Christoph Pflaum cannot understand DLR’s reasoning. In operation, burning kerosene is significantly more expensive than harvesting free electricity from the sun. “According to our estimates, the energy costs compared to an airplane are not even one percent. It is therefore very unlikely that airships would be more expensive than airplanes,” he believes.
Even if airplanes fly with hydrogen in the future, the direct generation of electricity from solar power would be even more efficient, according to Pflaum. If necessary, expensive helium can be replaced by other gases or gas mixtures with the appropriate safety technology. And in terms of range, the climate-friendly airships would have the edge anyway.
In fact, it may still be a while before airplanes with regenerative propulsion technologies can cross the Atlantic. The website of the DLR concept study for eco-efficient flying states: “The overarching goal is to have the necessary technologies for such an aircraft with at least 70 seats and a range of 2,000 kilometers ready for use by 2040.” The London – New York route is around 5,500 kilometers.
Airship Research International
However, the long-range, solar-powered airship is still just gray theory. The computer scientist Pflaum is therefore following with excitement the development of the “Pathfinder” airships by the Californian company LTA Research, which is supported by Google co-founder Sergey Brin, among others. A drive with electricity from hydrogen fuel cells is planned.
A first version called “Pathfinder I” is about half as long as the Hindenburg and has twelve propellers. It is said to have a top speed of 120 km/h and transport up to 40 tons of cargo. There should already be a successor model. Even the airship enthusiast Pflaum does not know whether, and if so for how long, Pathfinder I and II have been in the air.
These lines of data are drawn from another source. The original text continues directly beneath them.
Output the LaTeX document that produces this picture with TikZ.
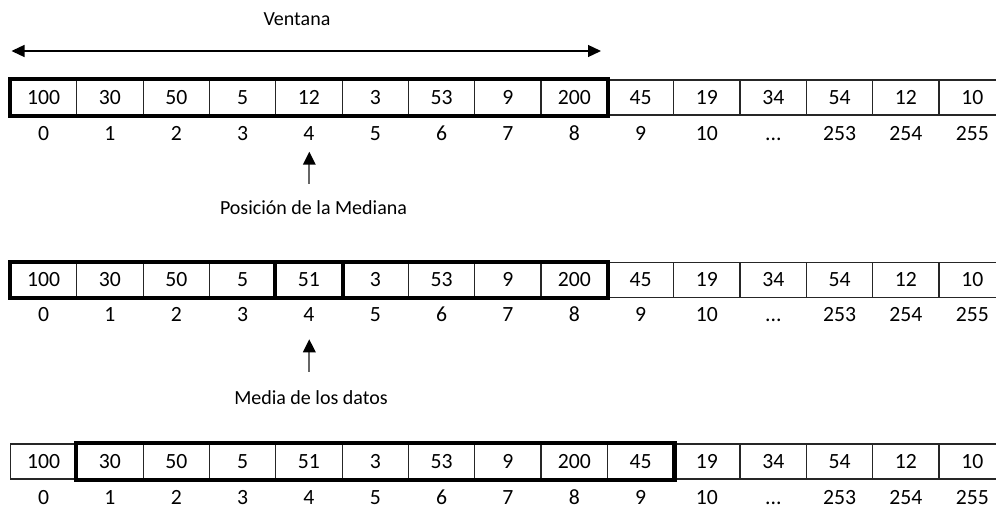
\documentclass[tikz,border=0pt]{standalone}
\usepackage{fontspec}
\setmainfont{Carlito}
\usetikzlibrary{arrows.meta}
\def\ddd{...}
\begin{document}
\begin{tikzpicture}[x=1pt,y=-1pt,
  cell/.style={draw=black!85, line width=1.3pt, minimum width=66.33pt, minimum height=35pt,
    inner sep=0pt, text height=13.6pt, text depth=0pt, font=\fontsize{21.7}{25}\selectfont},
  idx/.style={inner sep=0pt, text height=13.6pt, text depth=0pt, font=\fontsize{21.7}{25}\selectfont},
  lbl/.style={inner sep=0pt, anchor=base, font=\fontsize{20}{24}\selectfont},
  win/.style={draw=black, line width=4.2pt},
  arr/.style={draw=black!60, line width=1.7pt, -{Triangle[length=13pt,width=12.5pt,color=black,fill=black]}},
  dblarr/.style={line width=1.3pt, {Triangle[length=13pt,width=12pt]}-{Triangle[length=13pt,width=12pt]}},
]
\useasboundingbox (0,0) rectangle (996,508);
\def\xzero{10.5}
\def\cw{66.33}
% row 1
\foreach \v [count=\i from 0] in {100,30,50,5,12,3,53,9,200,45,19,34,54,12,10}
  \node[cell] (ra\i) at ({\xzero+\cw*(\i+0.5)},97.5) {\v};
\foreach \v [count=\i from 0] in {0,1,2,3,4,5,6,7,8,9,10,\ddd,253,254,255}
  \node[idx] (ia\i) at ({\xzero+\cw*(\i+0.5)},133.5) {\v};
\draw[win] (ra0.north west) rectangle (ra8.south east);
% row 2
\foreach \v [count=\i from 0] in {100,30,50,5,51,3,53,9,200,45,19,34,54,12,10}
  \node[cell] (rb\i) at ({\xzero+\cw*(\i+0.5)},280) {\v};
\foreach \v [count=\i from 0] in {0,1,2,3,4,5,6,7,8,9,10,\ddd,253,254,255}
  \node[idx] (ib\i) at ({\xzero+\cw*(\i+0.5)},314.5) {\v};
\draw[win] (rb0.north west) rectangle (rb8.south east);
\draw[win] (rb4.north west) rectangle (rb4.south east);
% row 3
\foreach \v [count=\i from 0] in {100,30,50,5,51,3,53,9,200,45,19,34,54,12,10}
  \node[cell] (rc\i) at ({\xzero+\cw*(\i+0.5)},461.5) {\v};
\foreach \v [count=\i from 0] in {0,1,2,3,4,5,6,7,8,9,10,\ddd,253,254,255}
  \node[idx] (ic\i) at ({\xzero+\cw*(\i+0.5)},497.5) {\v};
\draw[win] (rc1.north west) rectangle (rc9.south east);
% labels and arrows
\node[lbl] (vent) at (297,26) {Ventana};
\coordinate (vl) at (11.5,51);
\coordinate (vr) at (601,51);
\draw[dblarr] (vl) -- (vr);
\node[lbl] (med) at (313.5,214) {Posición de la Mediana};
\coordinate (m1s) at (309.3,183.5);
\coordinate (m1t) at (309.3,151.7);
\draw[arr] (m1s) -- (m1t);
\node[lbl] (mean) at (311,404) {Media de los datos};
\coordinate (m2s) at (309.3,371.7);
\coordinate (m2t) at (309.3,339.3);
\draw[arr] (m2s) -- (m2t);
\end{tikzpicture}
\end{document}
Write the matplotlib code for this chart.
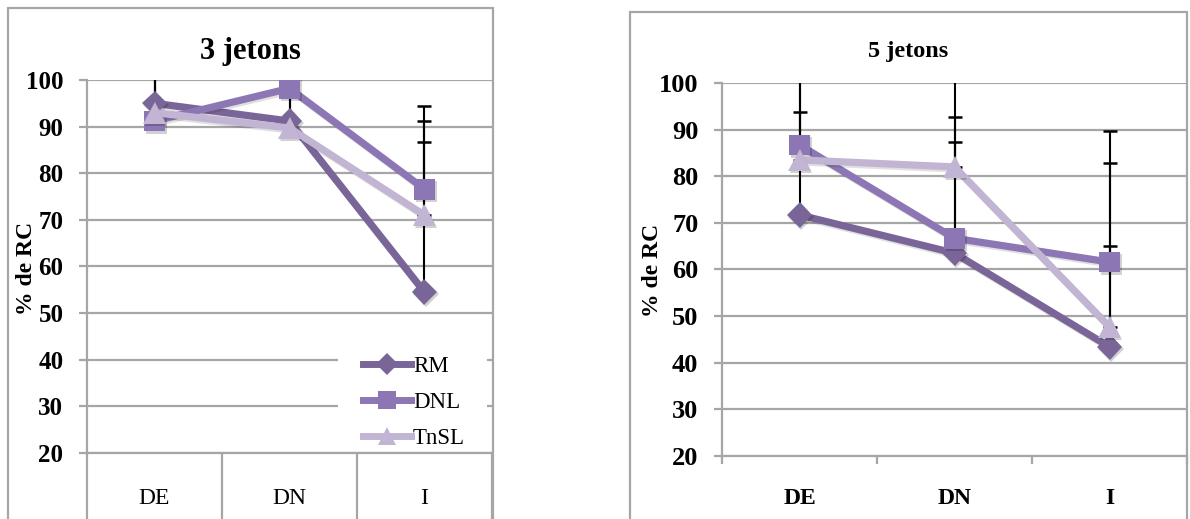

The company is keeping a low profile, he says. Other companies working on climate-friendly airships include Hybrid Air Vehicles (HAV) in the UK and Flying Whales in France.
How to proceed with the climate-friendly airships will be the subject of an international conference on the subject, to which Christoph Pflaum is inviting at the end of September. Until then, his team wants to refine the simulations. It is still unclear, for example, how exactly it affects the solar power harvest when clouds scatter the sunlight.
What is also still in the stars is the financing of further projects in Germany. “Unlike other research, the development of climate-friendly solar airships has hardly been funded in this country. That’s a real problem,” says the scientist. He hopes that the chances will still be seen and used. So that the airship with solar power does not just remain a study.